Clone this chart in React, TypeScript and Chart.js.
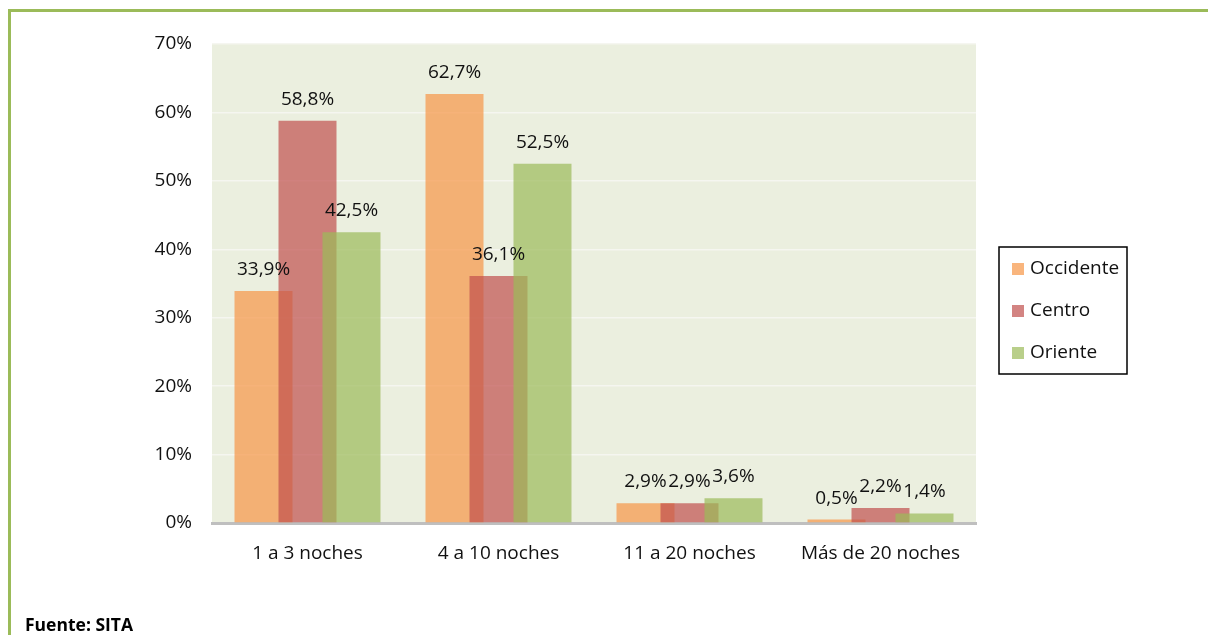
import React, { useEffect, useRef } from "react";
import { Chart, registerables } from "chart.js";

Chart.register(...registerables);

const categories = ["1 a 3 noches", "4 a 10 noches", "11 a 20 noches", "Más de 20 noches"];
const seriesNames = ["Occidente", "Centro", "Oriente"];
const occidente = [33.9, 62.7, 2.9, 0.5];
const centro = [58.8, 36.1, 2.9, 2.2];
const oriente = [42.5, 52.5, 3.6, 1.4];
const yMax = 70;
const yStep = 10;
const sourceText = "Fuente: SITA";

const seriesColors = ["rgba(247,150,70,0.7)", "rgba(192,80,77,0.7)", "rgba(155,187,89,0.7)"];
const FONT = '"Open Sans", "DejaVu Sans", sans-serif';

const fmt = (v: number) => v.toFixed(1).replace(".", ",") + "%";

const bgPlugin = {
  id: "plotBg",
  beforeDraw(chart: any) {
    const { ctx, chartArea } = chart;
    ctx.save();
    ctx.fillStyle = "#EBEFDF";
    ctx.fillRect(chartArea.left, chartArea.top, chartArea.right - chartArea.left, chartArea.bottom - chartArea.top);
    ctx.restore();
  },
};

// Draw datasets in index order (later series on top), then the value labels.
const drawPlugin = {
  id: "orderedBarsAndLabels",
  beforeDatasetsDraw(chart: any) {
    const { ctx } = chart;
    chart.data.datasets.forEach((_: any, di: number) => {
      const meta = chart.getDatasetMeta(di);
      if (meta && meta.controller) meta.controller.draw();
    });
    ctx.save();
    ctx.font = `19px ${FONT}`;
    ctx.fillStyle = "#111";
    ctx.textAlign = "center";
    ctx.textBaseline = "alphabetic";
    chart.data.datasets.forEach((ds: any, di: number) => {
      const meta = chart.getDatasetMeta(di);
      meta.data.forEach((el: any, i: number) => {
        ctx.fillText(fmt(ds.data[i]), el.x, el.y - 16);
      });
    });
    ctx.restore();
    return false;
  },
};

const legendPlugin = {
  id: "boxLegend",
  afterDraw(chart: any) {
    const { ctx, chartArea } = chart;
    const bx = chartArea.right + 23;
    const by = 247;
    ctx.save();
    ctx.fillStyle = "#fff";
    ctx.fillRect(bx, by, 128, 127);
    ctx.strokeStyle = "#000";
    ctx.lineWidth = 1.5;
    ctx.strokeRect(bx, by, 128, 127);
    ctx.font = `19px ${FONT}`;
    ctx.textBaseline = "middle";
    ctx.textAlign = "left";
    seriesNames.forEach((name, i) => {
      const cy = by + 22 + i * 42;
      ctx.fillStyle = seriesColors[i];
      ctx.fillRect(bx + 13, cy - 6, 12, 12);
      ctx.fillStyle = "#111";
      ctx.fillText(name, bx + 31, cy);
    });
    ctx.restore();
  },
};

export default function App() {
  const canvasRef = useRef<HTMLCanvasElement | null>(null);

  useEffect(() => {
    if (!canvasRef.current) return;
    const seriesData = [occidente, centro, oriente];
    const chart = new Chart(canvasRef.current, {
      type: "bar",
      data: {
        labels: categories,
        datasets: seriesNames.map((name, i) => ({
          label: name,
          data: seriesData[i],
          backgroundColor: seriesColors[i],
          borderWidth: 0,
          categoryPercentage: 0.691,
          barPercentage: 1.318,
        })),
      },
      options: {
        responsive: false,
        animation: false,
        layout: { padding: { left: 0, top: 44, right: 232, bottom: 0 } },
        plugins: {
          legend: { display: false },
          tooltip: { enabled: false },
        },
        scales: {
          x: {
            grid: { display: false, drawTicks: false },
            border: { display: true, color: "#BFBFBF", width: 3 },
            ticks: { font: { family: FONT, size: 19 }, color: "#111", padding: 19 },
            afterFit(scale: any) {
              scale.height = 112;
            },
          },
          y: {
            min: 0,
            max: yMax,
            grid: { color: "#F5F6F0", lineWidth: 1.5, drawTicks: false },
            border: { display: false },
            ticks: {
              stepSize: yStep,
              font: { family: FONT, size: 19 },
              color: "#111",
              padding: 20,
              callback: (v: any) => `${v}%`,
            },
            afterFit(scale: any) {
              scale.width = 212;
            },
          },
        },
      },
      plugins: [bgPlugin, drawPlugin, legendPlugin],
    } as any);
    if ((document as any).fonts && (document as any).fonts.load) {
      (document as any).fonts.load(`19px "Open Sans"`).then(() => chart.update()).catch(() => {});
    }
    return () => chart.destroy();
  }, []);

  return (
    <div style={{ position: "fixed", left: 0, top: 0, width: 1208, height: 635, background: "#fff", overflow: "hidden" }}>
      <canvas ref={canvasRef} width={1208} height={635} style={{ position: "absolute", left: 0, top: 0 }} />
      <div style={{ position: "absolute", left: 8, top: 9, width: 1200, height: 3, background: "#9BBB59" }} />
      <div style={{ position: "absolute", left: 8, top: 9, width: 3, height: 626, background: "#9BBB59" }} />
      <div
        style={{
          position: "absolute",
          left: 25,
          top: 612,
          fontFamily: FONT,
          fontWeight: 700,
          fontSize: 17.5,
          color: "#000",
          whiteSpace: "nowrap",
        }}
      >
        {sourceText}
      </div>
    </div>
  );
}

* * *

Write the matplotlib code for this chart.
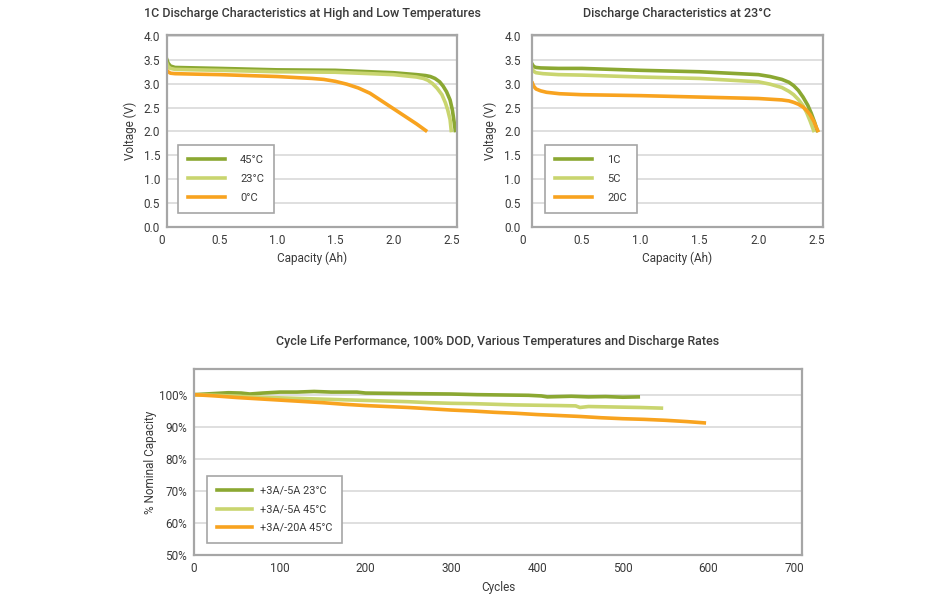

**WHAT YOU HAVE TO DO:** Report only the number of lines in the records that include the word "React".

**SOLUTION FOR THIS TASK:** 2